Enrique Martínez Celaya’s show The Foreigner's Song, features paintings and drawings that consider the position of the foreigner as they attempt to bridge the dislocation between the past and the present, while moving into the abyss of the future. Celaya's approach to painting is based on his work as a writer, philosopher, and physicist. References are drawn from mythology, folklore, science, and the artist's own autobiography. While the entire show tells Celaya’s story, no names, locations, or specifics are disclosed.
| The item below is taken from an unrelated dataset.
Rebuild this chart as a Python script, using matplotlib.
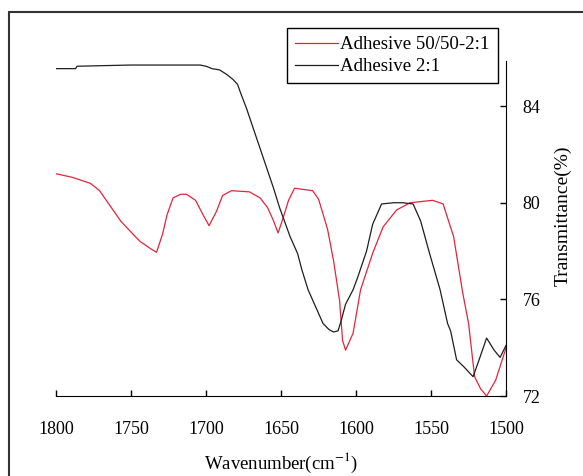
import matplotlib
matplotlib.use("Agg")
import matplotlib.pyplot as plt
from matplotlib.patches import Rectangle

plt.rcParams['font.family'] = ['Liberation Serif', 'DejaVu Serif']
plt.rcParams['mathtext.fontset'] = 'stix'

# FTIR spectra, wavenumber (cm-1) vs transmittance (%)
wn_black = [1800, 1787, 1786, 1750, 1704, 1700, 1696, 1691, 1686, 1682, 1679, 1677,
            1673, 1667, 1661, 1655, 1651, 1644, 1639, 1636, 1632, 1627, 1622, 1618,
            1615, 1612, 1610, 1607, 1602, 1599, 1593, 1589, 1583, 1575, 1569, 1562,
            1557, 1551, 1544, 1539, 1537, 1533, 1528, 1522, 1518, 1513, 1508, 1504, 1500]
tr_black = [85.55, 85.55, 85.65, 85.7, 85.7, 85.65, 85.55, 85.5, 85.3, 85.1, 84.9, 84.55,
            83.9, 82.8, 81.7, 80.6, 79.8, 78.6, 77.9, 77.2, 76.4, 75.7, 75.0, 74.75,
            74.65, 74.7, 75.1, 75.8, 76.4, 76.9, 78.0, 79.1, 79.95, 80.0, 80.0, 79.95,
            79.25, 77.9, 76.4, 75.0, 74.7, 73.5, 73.2, 72.8, 73.5, 74.4, 73.9, 73.6, 74.1]

wn_red = [1800, 1789, 1777, 1771, 1762, 1757, 1751, 1744, 1737, 1733, 1729, 1726, 1722,
          1717, 1713, 1707, 1702, 1698, 1693, 1689, 1683, 1671, 1664, 1659, 1655, 1652,
          1649, 1645, 1641, 1629, 1625, 1619, 1615, 1611, 1609, 1607, 1602, 1597, 1589,
          1582, 1573, 1564, 1549, 1542, 1535, 1529, 1525, 1521, 1517, 1513, 1507, 1500]
tr_red = [81.2, 81.05, 80.8, 80.5, 79.7, 79.25, 78.85, 78.4, 78.1, 77.95, 78.7, 79.5, 80.2,
          80.35, 80.35, 80.1, 79.5, 79.05, 79.65, 80.3, 80.5, 80.45, 80.2, 79.8, 79.25, 78.75,
          79.3, 80.1, 80.6, 80.5, 80.15, 78.9, 77.6, 75.95, 74.3, 73.9, 74.6, 76.4, 77.9,
          79.0, 79.7, 80.0, 80.1, 79.95, 78.6, 76.3, 75.0, 72.8, 72.3, 72.0, 72.65, 74.0]

x_ticks = [1800, 1750, 1700, 1650, 1600, 1550, 1500]
y_ticks = [72, 76, 80, 84]

fig = plt.figure(figsize=(5.83, 4.76), dpi=100)
ax = fig.add_axes([0.0961, 0.168, 0.772, 0.703])

ax.plot(wn_red, tr_red, color='#e0263c', lw=0.9, label='Adhesive 50/50-2:1')
ax.plot(wn_black, tr_black, color='#1e1e1e', lw=0.9, label='Adhesive 2:1')

ax.set_xlim(1800, 1500)
ax.set_ylim(72, 85.85)
ax.set_xticks(x_ticks)
ax.set_yticks(y_ticks)

ax.spines['top'].set_visible(False)
ax.spines['left'].set_visible(False)
ax.yaxis.tick_right()
ax.yaxis.set_label_position('right')
ax.tick_params(axis='x', direction='in', length=4.5, width=1, pad=18, labelsize=13)
ax.tick_params(axis='y', direction='in', length=4.5, width=1, pad=12, labelsize=13)

ax.set_xlabel('Wavenumber(cm$^{-1}$)', fontsize=13.5)
ax.xaxis.set_label_coords(0.5, -0.165)
ax.set_ylabel('Transmittance(%)', fontsize=14)
ax.yaxis.set_label_coords(1.107, 0.54)

leg = ax.legend(loc='upper left', bbox_to_anchor=(0.492, 0.941),
                bbox_transform=fig.transFigure, fontsize=13.6, frameon=True,
                fancybox=False, edgecolor='black', framealpha=1,
                handlelength=2.3, handletextpad=0.1, borderpad=0.42,
                labelspacing=0.25, borderaxespad=0)
leg.get_frame().set_linewidth(1.0)

# outer border round the figure
fig.patches.append(Rectangle((9 / 583, -0.1), 1.2, 1 - 12 / 476 + 0.1,
                             transform=fig.transFigure, fill=False,
                             edgecolor='#333333', lw=1.5, clip_on=False))

fig.savefig('out.png', dpi=100)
If one were to compare the visual aspects of Celaya’s work to other artists, one might conjure Louise Bourgeois, Kiki Smith, or Anselm Kiefer. The paintings are large and replete with swaths of stars, flowers, and mythical creatures. Like Keifer, Celaya incorporates found objects into his paintings. But his imagery is steeped in the folkloric and fairytale archetypes of childhood in the form of magical lions made of stars, and stairs in the sky. The scenes, however, are suggestions, painted with loose and immediate strokes, as if they are in the middle of an action. The quality of this energetic work lends to the feeling that the subjects are about to move on, move out, the flowers are about to die. Everything is moving. The works struggle between the archetypal and simultaneously real struggles, and the profound strength and hope this life journey entails. Many of the paintings stand on bricks, so close to the ground, they could almost be portals.

The Ice-Bound Carriage (2022) is perhaps the most haunting image of the show. It has a direct political connotation, placing the painting in time and place. Laika, the Russian dog who was sent on a one way trip to space, is centered in the top of the frame with wreaths of flowers around her neck. These references draw the viewer into global narratives about communism and the implications of the need to make consistent and fast progress. This painting, with its distinct cultural image, has been made into a shrine with flowers above the map of a medieval city, with crystalline shaped streets. Images get stuck in our heads, small stories play like impossible loops: a dog on a one way trip into space. The supreme tragedy of the incident shrouded by the ecstatic progression from which it came is heartbreaking. Yet, this creature goes, impossibly, into the unknown.

El principio y el final (The Beginning and The End) (2022) presents a heaviness. On a canvas adhered with roses, which are painted the color of the background, a long-necked bird, a swan perhaps, with a red castle fastened to its neck, flies across turbulent waters. The sky burns, perhaps the sun is rising, perhaps it is some disaster. I can’t help but consider the constant redemption of the swan in fairy tales, from the The Ugly Duckling to the changed bodies in Children of Lir. The swan is famously mute, but persistent and intensely beautiful. Yet in their curse, the swan carries fairy tale characters across the expanse, through extreme discomfort, back home. This time the flowers do not disrupt the scene, but hold the color of the image, like lenses, they imbue the painting with a deeper feeling: ethereal gifts in the sky.

There is a quote about the artist’s hand, how you can feel it. Celaya shows his process within these paintings. The outcome can be haunting, a ghostly presence on the canvas. This process is part of the work. So the paintings live. “Like dry stream beds whose shape determines the characteristics of a river” (Jung). Like a song in the air, waiting to be sung.